Según Cioran todas las religiones son unas cruzadas contra el humor. También, habría que añadir, contra las mujeres. Pero, como en todo, hay grados. No son iguales las iglesias cristianas anglicana, luteranas o episcopalianas, que han admitido mujeres en el sacerdocio, que la católica que sigue considerando a las mujeres dentro de su institución como personas de segundo grado. Todas ellas palidecen en cuanto a machismo y misoginia, sin embargo, con las versiones dominantes de la religión islámica, compendios de humillación y crueldad hacia las mujeres.

Hubo un tiempo en que pareció que la deriva de odio hacia las mujeres en el Islam disminuía. Paradójicamente fue gracias a dictaduras pro-occidentales como las de Ataturk en Turquía, Nasser en Egipto o el Sha en Irán que las mujeres consiguieron cierta autonomía, pudiendo elegir si no a quien votar, al igual que los hombres, al menos sí estudiar y una vestimenta, ¡incluso minifaldas!, que no las obligase a parecer sacos de patatas andantes.

Pero entonces llegó el ayatolá Jomeini al poder en Irán y mandó parar. Junto a Sayyid Qutb, el líder de los Hermanos Musulmanes en Egipto, se inició una contrarreforma islamista, fundamentalista y liberticida en lo político, misógina e inquisitorial, que llevó a imanes despiadados y crueles a enseñar a fieles fanatizados cómo azotar a sus mujeres sin dejar rastro y a convertir la religión de Mahoma en un capítulo más de la historia universal de la infamia en lugar de ser sobre amor y paz como defiende su versión ilustrada, de Averroes a Ayaan Hirsi Alí. Muchas mujeres también fueron abducidas por la ideología fundamentalista y mediante sectarios lavados de cerebro (a las más tercas directamente les volaban la cabeza de un tiro) se las «convenció» para que se embutiesen en vestimentas, del velo al burka, que las anulan física y espiritualmente.

Jomeini y Qutb encontraron en Occidente el respaldo de la corriente filosófica del «pensamiento débil», que justificó en nombre del «multiculturalismo» cualquier tropelía siempre y cuando viniera con el marchamo de exóticos ritos tercermundistas y presuntas costumbres ancestrales. He escuchado en Congresos de Ética a profesores universitarios «postmodernos» defender la ablación como una forma de respeto al «Otro». Olvidaban estos defensores de la entelequia «Otro» que eran «otras» de carne y hueso las que eran sometidas a una cirugía brutal con daños irreparables para el resto de su vida. Pero hay quién jamás permite que una víctima concreta le estropee una bonita hipótesis abstracta.

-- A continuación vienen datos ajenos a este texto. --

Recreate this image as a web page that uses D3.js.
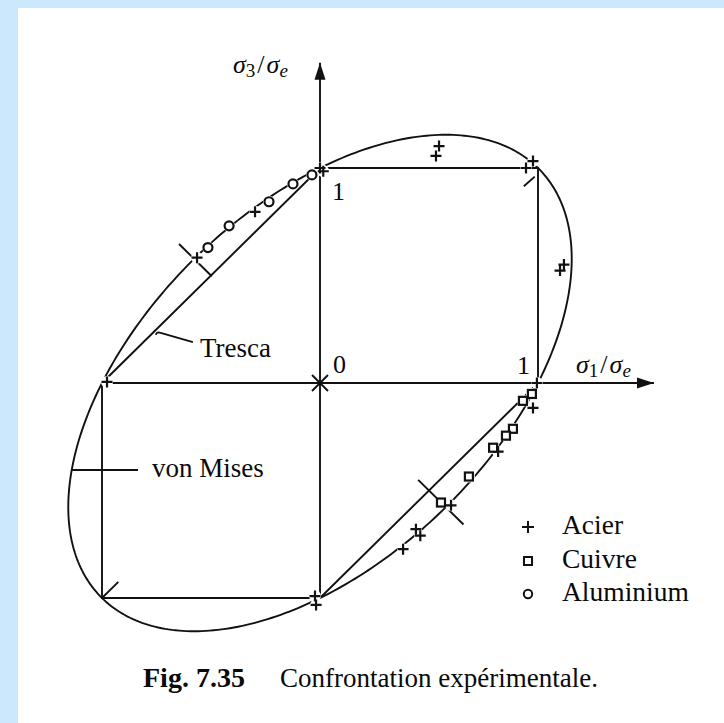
<!DOCTYPE html>
<html>
<head>
<meta charset="utf-8">
<script src="https://cdn.jsdelivr.net/npm/d3@7"></script>
<style>
  html, body { margin: 0; padding: 0; background: #fff; }
  svg { display: block; }
  text { font-family: "Liberation Serif", "Times New Roman", serif; fill: #0a0a0a; }
</style>
</head>
<body>
<script>
// Experimental yield points, normalised by the tensile yield stress (sigma1/sigma_e, sigma3/sigma_e)
const acierS1 = [0.00, 0.015, -0.298, -0.564, 0.546, 0.532, 0.977, 0.945, 1.119, 1.101, -0.977, -0.023, -0.018, 0.995, 0.977, 0.817, 0.601, 0.44, 0.46, 0.381];
const acierS3 = [1.00, 0.985, 0.796, 0.583, 1.102, 1.056, 1.032, 1.00, 0.551, 0.523, 0.005, -0.991, -1.032, 0.0, -0.116, -0.319, -0.569, -0.68, -0.71, -0.773];
const cuivreS1 = [0.972, 0.931, 0.885, 0.853, 0.794, 0.683, 0.555];
const cuivreS3 = [-0.051, -0.083, -0.213, -0.245, -0.301, -0.435, -0.556];
const aluS1 = [-0.037, -0.124, -0.234, -0.417, -0.514];
const aluS3 = [0.968, 0.926, 0.843, 0.731, 0.630];

// Tresca hexagon vertices
const trescaS1 = [1, 1, 0, -1, -1, 0];
const trescaS3 = [0, 1, 1, 0, -1, -1];

const legendLabels = ["Acier", "Cuivre", "Aluminium"];
const tickLabels = ["0", "1", "1"];

const W = 724, H = 723;
const ink = "#111";

const svg = d3.select("body").append("svg").attr("width", W).attr("height", H);
svg.append("rect").attr("width", W).attr("height", H).attr("fill", "#fff");
// page frame
svg.append("rect").attr("x", 0).attr("y", 0).attr("width", 18).attr("height", H).attr("fill", "#cce8fd");
svg.append("rect").attr("x", 0).attr("y", 0).attr("width", W).attr("height", 8).attr("fill", "#cce8fd");

const x = d3.scaleLinear().domain([-1, 1]).range([102, 538]);
const y = d3.scaleLinear().domain([-1, 1]).range([598, 168]);

const g = svg.append("g").attr("stroke", ink).attr("fill", "none").attr("stroke-width", 1.9);
const line = d3.line().x(d => x(d[0])).y(d => y(d[1]));

// von Mises ellipse: s1^2 - s1 s3 + s3^2 = 1
const ell = d3.range(0, 361, 1).map(a => {
  const t = a * Math.PI / 180;
  return [Math.cos(t) + Math.sin(t) / Math.sqrt(3), Math.cos(t) - Math.sin(t) / Math.sqrt(3)];
});
g.append("path").attr("d", line(ell));

// Tresca hexagon
const hex = trescaS1.map((s, i) => [s, trescaS3[i]]);
hex.push(hex[0]);
g.append("path").attr("d", line(hex));

// axes
const axMax1 = 1.532, axMax3 = 1.49;
g.append("path").attr("d", line([[-1, 0], [axMax1, 0]]));
g.append("path").attr("d", line([[0, -1], [0, axMax3]]));
svg.append("path")
  .attr("d", `M${x(axMax1)},${y(0)} l-17,-5.5 l0,11 Z`).attr("fill", ink);
svg.append("path")
  .attr("d", `M${x(0)},${y(axMax3)} l-5.5,17 l11,0 Z`).attr("fill", ink);

// origin cross
g.append("path").attr("d", `M${x(0)-8},${y(0)-8} L${x(0)+8},${y(0)+8} M${x(0)-8},${y(0)+8} L${x(0)+8},${y(0)-8}`);

// marks at pure shear and equibiaxial points
const ps = 1 / Math.sqrt(3);
g.append("path").attr("d", line([[-ps * 0.86, ps * 0.86], [-ps * 1.12, ps * 1.12]]));
g.append("path").attr("d", line([[ps * 0.78, -ps * 0.78], [ps * 1.14, -ps * 1.14]]));
g.append("path").attr("d", line([[0.935, 0.915], [0.985, 0.96]]));
g.append("path").attr("d", line([[-1, -1], [-0.925, -0.925]]));

// label leaders
const vmS3 = y.invert(470);
const vmS1 = (vmS3 - Math.sqrt(vmS3 * vmS3 - 4 * (vmS3 * vmS3 - 1))) / 2;
g.append("path").attr("d", line([[vmS1, vmS3], [x.invert(138), vmS3]]));
g.append("path").attr("d", `M${x(-0.583)},${y(0.19)} L${x(-0.735)},${y(0.234)} q-3,-1 -4,2`);

// data markers
const acier = acierS1.map((s, i) => [s, acierS3[i]]);
const cuivre = cuivreS1.map((s, i) => [s, cuivreS3[i]]);
const alu = aluS1.map((s, i) => [s, aluS3[i]]);
const all = acier.concat(cuivre, alu);

svg.append("g").selectAll("circle").data(all).join("circle")
  .attr("cx", d => x(d[0])).attr("cy", d => y(d[1])).attr("r", 6).attr("fill", "#fff");

const plusPath = (cx, cy, r) => `M${cx - r},${cy} L${cx + r},${cy} M${cx},${cy - r} L${cx},${cy + r}`;
const mk = svg.append("g").attr("stroke", ink).attr("stroke-width", 2.2);
mk.selectAll("path.acier").data(acier).join("path").attr("class", "acier")
  .attr("d", d => plusPath(x(d[0]), y(d[1]), 5.5)).attr("fill", "none");
mk.selectAll("rect.cuivre").data(cuivre).join("rect").attr("class", "cuivre")
  .attr("x", d => x(d[0]) - 4).attr("y", d => y(d[1]) - 4).attr("width", 8).attr("height", 8)
  .attr("fill", "#fff");
mk.selectAll("circle.alu").data(alu).join("circle").attr("class", "alu")
  .attr("cx", d => x(d[0])).attr("cy", d => y(d[1])).attr("r", 4.5).attr("fill", "#fff");

// axis tick labels
svg.append("text").attr("x", x(0) + 13).attr("y", y(0) - 10).attr("font-size", 26).text(tickLabels[0]);
svg.append("text").attr("x", x(0) + 12).attr("y", y(1) + 32).attr("font-size", 26).text(tickLabels[1]);
svg.append("text").attr("x", x(1) - 21).attr("y", y(0) - 9).attr("font-size", 26).text(tickLabels[2]);

// axis titles
function sigmaLabel(px, py, sub) {
  const t = svg.append("text").attr("x", px).attr("y", py).attr("font-size", 26);
  t.append("tspan").attr("font-style", "italic").text("σ");
  t.append("tspan").attr("font-size", 19).attr("dy", 4).text(sub);
  t.append("tspan").attr("dy", -4).attr("dx", 2).text("/");
  t.append("tspan").attr("font-style", "italic").attr("dx", 2).text("σ");
  t.append("tspan").attr("font-style", "italic").attr("font-size", 19).attr("dy", 4).text("e");
}
sigmaLabel(233, 73, "3");
sigmaLabel(576, 373, "1");

// curve labels
svg.append("text").attr("x", 200).attr("y", 357).attr("font-size", 27).text("Tresca");
svg.append("text").attr("x", 152).attr("y", 477).attr("font-size", 27).text("von Mises");

// legend
const lx = 528, ly = [527, 561, 594];
const lg = svg.append("g").attr("stroke", ink).attr("stroke-width", 2).attr("fill", "#fff");
lg.append("path").attr("d", plusPath(lx, ly[0], 6)).attr("fill", "none");
lg.append("rect").attr("x", lx - 4).attr("y", ly[1] - 4).attr("width", 8).attr("height", 8);
lg.append("circle").attr("cx", lx).attr("cy", ly[2]).attr("r", 4.2);
svg.append("g").selectAll("text").data(legendLabels).join("text")
  .attr("x", 562).attr("y", (d, i) => ly[i] + 7).attr("font-size", 27.5).text(d => d);

// caption
svg.append("text").attr("x", 143).attr("y", 687).attr("font-size", 28).attr("font-weight", "bold").text("Fig. 7.35");
svg.append("text").attr("x", 280).attr("y", 687).attr("font-size", 27).text("Confrontation expérimentale.");
</script>
</body>
</html>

Y de dichos polvos religiosos, estos lodos políticos. En Australia un avispado emprendedor se da cuenta de que hay un conflicto entre los criterios de la civilización occidental del siglo XXI y los usos de las costumbres islámicas más propios del siglo XI y se inventa un modo de conciliarlas, haciéndose rico en el camino: el burkini, una prenda que surfea los criterios textiles de los majaras islamistas permitiendo que las musulmanas sumisas consigan cumplir su deseo húmedo de chapotear en las aguas playeras como sus homólogas occidentales lo hacen en bikini o bañador. Que unas parezcan sirenas mientras que las otras tristes almas en pena es cuestión que se adentra en el espinoso y ambiguo terreno de la alienación religiosa y el gusto personal.

El burkini es uno de esos casos límite que colapsa las mentes más lúcidas con prejuicios culturales y sesgos emocionales que hacen casi imposible el debate racional. Pero en una sociedad abierta y liberal cada vez más tendremos que enfrentar comportamientos y creencias que desafían nuestro umbral de la tolerancia. Como señala Nervana Mahmoud, una analista egipcia, el liberalismo político lleva a tolerar el burkini pero, desde la perspectiva del feminismo humanista, también a luchar culturalmente para que las musulmanas vuelvan a recobrar la libertad perdida de elegir bikinis sin que celosos hermanos las encierren o desquiciados clérigos ordenen matarlas. Porque una musulmana velada no es una mejor musulmana sino una musulmana retrógrada. Ciertamente en sociedades abiertas como las occidentales cabe el derecho a ser un reaccionario machista, como estas mujeres que se someten voluntariamente al (auto) desprecio hacia su sexo. Pero también cabe no solo el derecho sino la obligación de criticar esa misoginia larvada en vestimentas convertidas en símbolos ominosos. Seamos tolerantes con las pacíficas moras en las costas, intolerantes con los moros fanáticos en las mezquitas y críticos con las ideologías viles por muy religiosas que se pretendan.